Regards from the frozen north, where the only feathered friends to be seen at this time of the year are the willow ptarmigan and ravens,

Michael Morse, Yellowknife NT
Friday December 1st 2006, 11:43 AM
Comment by: Krista C R.
It's good to see you contributing to the language, and to the love of language, but must you contribute to English's decline and fall as well? I have evidence that you're feeding one of my pet peeves, right in front of God and everybody:

"part of the agenda of that organization is to insure that there will always be enough ducks to shoot!"
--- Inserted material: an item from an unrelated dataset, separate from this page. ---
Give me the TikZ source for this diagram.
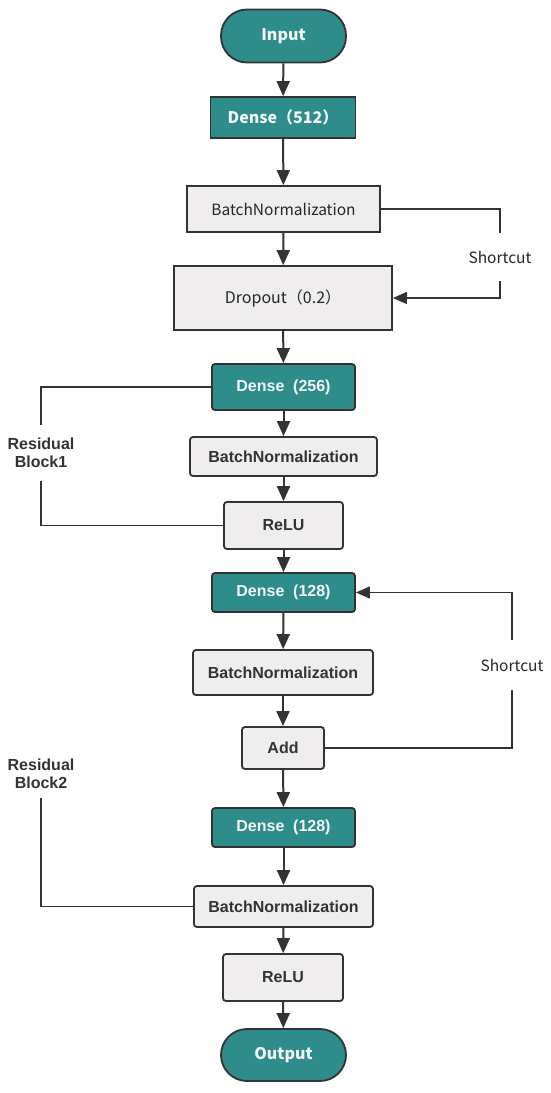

Insure? Surely you jest! What sort of policy are they taking out? Don't you mean ENsure? Fie, fie!
Friday December 1st 2006, 4:15 PM
Comment by: Mary F.
Comment on previous (Krista's):
Fie, fie on you for 'fieing' on anyone!

Dictionaries are repositories-historis of any human uses of words throughout available written history -- NOT a Rule of Correctnesses or Rules of individual choices.

Check out "purposes of dictionaries" versus "Guides to Correct Grammars" - by dates. Guides are specific to individuals, groups, dates of publishing, etc.

Peace! Relax! Have Fun!
Friday December 1st 2006, 4:33 PM
Comment by: Valerie B.
I LOVE the Visual Thesaurus. I am an editor (69 years old). A young friend of mine first
introduced me to your Web site, but he felt that the format would be too "progressive"
for an old timer like me. He thought I would prefer the printed pages of my Roget's. Well,
I have news for him...although I still like my Roget's, I am definitely loving the Visual Thesaurus.
Thanks,
Valerie Bailey, San Antonio, Texas
Saturday December 2nd 2006, 12:52 AM
Comment by: Sean S.
I needn't duck for cover, now that I know so much about our feathered anseriformes and their closely related galliformes. Now that I can fly through the many pages on this site, learning more everyday about this the language that teases and tantalises my taste buds for our feathered friends.
Monday December 4th 2006, 9:43 AM
Comment by: anna maria B.
C'est chouette!
Tuesday December 26th 2006, 3:55 PM
Comment by: LEW
I loved Michael Morse's witty work of words.